▶ **Material for the task**
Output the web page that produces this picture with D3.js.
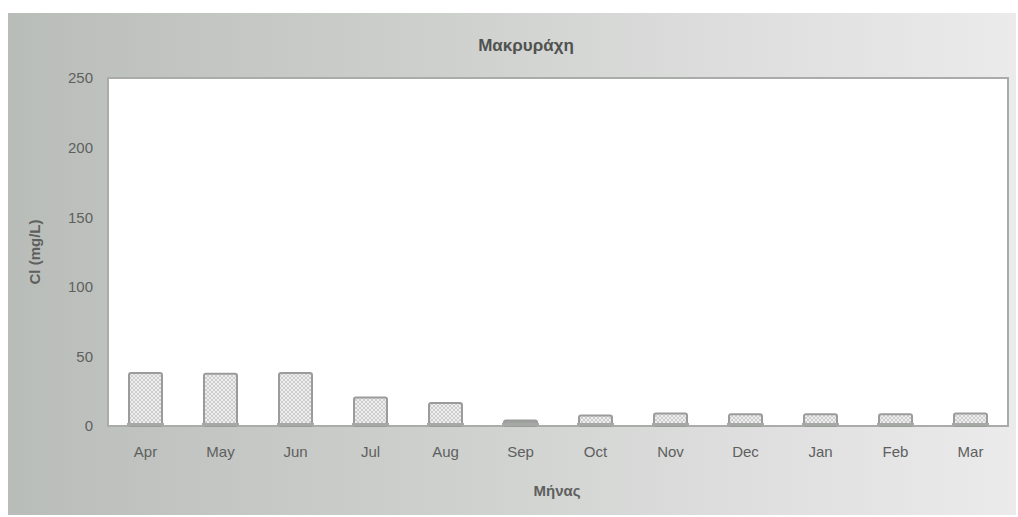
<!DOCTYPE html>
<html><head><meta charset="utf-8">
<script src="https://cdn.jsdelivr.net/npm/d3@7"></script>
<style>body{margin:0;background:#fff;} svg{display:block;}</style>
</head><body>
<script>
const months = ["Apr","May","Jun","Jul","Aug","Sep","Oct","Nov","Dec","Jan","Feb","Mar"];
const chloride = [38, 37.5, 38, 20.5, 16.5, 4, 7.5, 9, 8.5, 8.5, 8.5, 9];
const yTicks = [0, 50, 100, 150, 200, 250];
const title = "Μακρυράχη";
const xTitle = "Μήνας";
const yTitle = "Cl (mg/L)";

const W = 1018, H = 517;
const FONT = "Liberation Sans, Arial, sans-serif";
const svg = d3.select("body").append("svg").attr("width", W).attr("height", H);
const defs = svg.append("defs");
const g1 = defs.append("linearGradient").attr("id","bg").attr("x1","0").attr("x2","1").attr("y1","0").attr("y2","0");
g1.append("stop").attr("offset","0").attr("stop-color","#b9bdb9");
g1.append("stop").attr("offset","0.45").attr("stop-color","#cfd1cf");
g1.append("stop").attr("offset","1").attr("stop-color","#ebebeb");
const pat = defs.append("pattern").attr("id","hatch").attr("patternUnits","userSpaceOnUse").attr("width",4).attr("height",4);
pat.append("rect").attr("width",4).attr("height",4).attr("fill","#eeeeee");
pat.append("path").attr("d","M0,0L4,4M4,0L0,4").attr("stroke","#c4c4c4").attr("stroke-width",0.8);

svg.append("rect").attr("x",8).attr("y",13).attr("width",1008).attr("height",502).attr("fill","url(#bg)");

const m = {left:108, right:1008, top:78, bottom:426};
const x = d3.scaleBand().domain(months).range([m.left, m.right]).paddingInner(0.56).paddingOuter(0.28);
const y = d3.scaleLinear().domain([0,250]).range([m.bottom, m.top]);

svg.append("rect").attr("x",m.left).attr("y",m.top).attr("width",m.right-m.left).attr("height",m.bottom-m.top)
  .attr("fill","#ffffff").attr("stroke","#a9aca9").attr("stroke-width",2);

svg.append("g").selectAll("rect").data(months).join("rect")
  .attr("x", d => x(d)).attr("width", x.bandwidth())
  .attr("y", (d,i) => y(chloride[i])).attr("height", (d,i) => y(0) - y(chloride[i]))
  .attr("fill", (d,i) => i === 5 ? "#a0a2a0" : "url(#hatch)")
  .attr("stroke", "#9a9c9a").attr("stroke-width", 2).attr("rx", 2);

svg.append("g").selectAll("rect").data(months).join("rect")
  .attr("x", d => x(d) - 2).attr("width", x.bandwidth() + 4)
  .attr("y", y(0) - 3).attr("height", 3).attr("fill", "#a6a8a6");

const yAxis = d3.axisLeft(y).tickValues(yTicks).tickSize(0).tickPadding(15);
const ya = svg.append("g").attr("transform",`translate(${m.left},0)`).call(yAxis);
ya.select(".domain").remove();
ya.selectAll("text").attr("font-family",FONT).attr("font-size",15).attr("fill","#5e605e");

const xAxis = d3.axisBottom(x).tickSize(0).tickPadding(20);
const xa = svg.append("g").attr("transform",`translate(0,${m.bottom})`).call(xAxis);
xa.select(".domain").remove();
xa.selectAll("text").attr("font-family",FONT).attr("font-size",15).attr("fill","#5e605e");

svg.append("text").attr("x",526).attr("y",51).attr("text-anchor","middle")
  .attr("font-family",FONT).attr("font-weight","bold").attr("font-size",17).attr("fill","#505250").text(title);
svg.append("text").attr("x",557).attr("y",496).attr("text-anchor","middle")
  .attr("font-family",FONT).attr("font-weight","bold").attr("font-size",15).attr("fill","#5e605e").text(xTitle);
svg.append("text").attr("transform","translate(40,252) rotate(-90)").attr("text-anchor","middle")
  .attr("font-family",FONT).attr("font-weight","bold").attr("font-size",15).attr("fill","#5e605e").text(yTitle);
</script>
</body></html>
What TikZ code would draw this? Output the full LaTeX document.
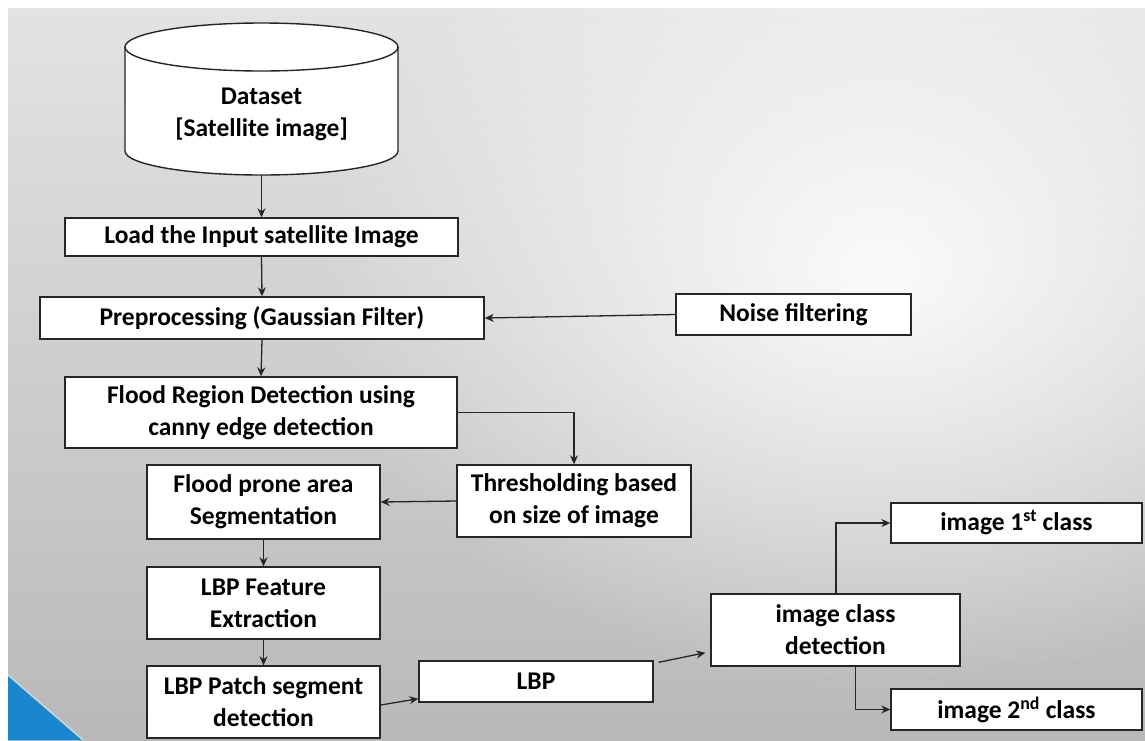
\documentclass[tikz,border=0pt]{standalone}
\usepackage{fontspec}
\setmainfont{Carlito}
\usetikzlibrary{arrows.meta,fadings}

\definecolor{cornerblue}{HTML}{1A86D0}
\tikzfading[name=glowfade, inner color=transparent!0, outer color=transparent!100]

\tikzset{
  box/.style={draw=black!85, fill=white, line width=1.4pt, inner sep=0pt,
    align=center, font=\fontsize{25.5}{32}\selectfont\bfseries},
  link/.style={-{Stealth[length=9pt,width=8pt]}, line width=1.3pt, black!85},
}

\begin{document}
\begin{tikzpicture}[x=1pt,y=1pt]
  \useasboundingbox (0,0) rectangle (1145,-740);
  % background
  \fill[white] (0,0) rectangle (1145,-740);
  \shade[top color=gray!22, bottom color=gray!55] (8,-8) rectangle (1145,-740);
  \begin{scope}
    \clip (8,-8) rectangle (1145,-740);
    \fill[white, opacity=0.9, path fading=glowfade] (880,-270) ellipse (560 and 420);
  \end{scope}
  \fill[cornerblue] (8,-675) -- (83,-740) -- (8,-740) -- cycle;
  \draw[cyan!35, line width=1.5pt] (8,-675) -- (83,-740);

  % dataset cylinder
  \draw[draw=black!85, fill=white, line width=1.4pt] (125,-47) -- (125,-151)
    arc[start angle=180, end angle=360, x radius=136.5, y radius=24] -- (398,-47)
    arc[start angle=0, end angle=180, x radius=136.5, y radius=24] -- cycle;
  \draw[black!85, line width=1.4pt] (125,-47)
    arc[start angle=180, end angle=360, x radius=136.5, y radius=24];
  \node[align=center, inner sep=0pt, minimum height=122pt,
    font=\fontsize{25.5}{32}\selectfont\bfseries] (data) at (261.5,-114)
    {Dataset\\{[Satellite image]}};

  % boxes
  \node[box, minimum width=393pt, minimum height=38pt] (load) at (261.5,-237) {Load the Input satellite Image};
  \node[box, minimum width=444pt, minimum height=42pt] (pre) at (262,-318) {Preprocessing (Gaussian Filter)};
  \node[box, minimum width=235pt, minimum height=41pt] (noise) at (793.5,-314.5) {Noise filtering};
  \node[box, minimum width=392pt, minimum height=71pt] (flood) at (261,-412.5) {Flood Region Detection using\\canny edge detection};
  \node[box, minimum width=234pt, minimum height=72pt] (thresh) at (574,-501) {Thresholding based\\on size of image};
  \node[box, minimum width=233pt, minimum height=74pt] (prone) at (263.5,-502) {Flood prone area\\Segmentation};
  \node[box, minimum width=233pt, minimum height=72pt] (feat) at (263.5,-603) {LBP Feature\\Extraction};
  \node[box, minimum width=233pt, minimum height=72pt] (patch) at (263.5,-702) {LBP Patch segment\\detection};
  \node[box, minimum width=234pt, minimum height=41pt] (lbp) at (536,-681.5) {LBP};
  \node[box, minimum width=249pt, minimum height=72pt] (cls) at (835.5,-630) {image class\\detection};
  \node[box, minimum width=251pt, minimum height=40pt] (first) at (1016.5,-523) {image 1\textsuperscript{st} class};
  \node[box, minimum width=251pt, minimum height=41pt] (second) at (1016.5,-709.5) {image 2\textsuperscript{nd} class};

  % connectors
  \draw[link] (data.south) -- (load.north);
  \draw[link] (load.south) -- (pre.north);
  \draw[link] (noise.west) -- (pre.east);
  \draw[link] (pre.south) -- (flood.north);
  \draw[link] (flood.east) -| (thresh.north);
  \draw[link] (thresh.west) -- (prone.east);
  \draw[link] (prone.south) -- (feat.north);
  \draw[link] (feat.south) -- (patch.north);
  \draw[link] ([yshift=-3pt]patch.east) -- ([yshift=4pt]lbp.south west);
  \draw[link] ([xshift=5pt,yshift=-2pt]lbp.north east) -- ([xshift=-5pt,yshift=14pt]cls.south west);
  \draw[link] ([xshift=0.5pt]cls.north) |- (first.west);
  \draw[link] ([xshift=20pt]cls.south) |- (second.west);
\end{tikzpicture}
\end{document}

▶ **Goal of the exercise**
Make an exact copy of only the lines from the one with "What TikZ code" through the one with "(8,-675) -- (83,-740);". Pictures don't belong in it.

▶ **Exercise output**
What TikZ code would draw this? Output the full LaTeX document.
\documentclass[tikz,border=0pt]{standalone}
\usepackage{fontspec}
\setmainfont{Carlito}
\usetikzlibrary{arrows.meta,fadings}

\definecolor{cornerblue}{HTML}{1A86D0}
\tikzfading[name=glowfade, inner color=transparent!0, outer color=transparent!100]

\tikzset{
  box/.style={draw=black!85, fill=white, line width=1.4pt, inner sep=0pt,
    align=center, font=\fontsize{25.5}{32}\selectfont\bfseries},
  link/.style={-{Stealth[length=9pt,width=8pt]}, line width=1.3pt, black!85},
}

\begin{document}
\begin{tikzpicture}[x=1pt,y=1pt]
  \useasboundingbox (0,0) rectangle (1145,-740);
  % background
  \fill[white] (0,0) rectangle (1145,-740);
  \shade[top color=gray!22, bottom color=gray!55] (8,-8) rectangle (1145,-740);
  \begin{scope}
    \clip (8,-8) rectangle (1145,-740);
    \fill[white, opacity=0.9, path fading=glowfade] (880,-270) ellipse (560 and 420);
  \end{scope}
  \fill[cornerblue] (8,-675) -- (83,-740) -- (8,-740) -- cycle;
  \draw[cyan!35, line width=1.5pt] (8,-675) -- (83,-740);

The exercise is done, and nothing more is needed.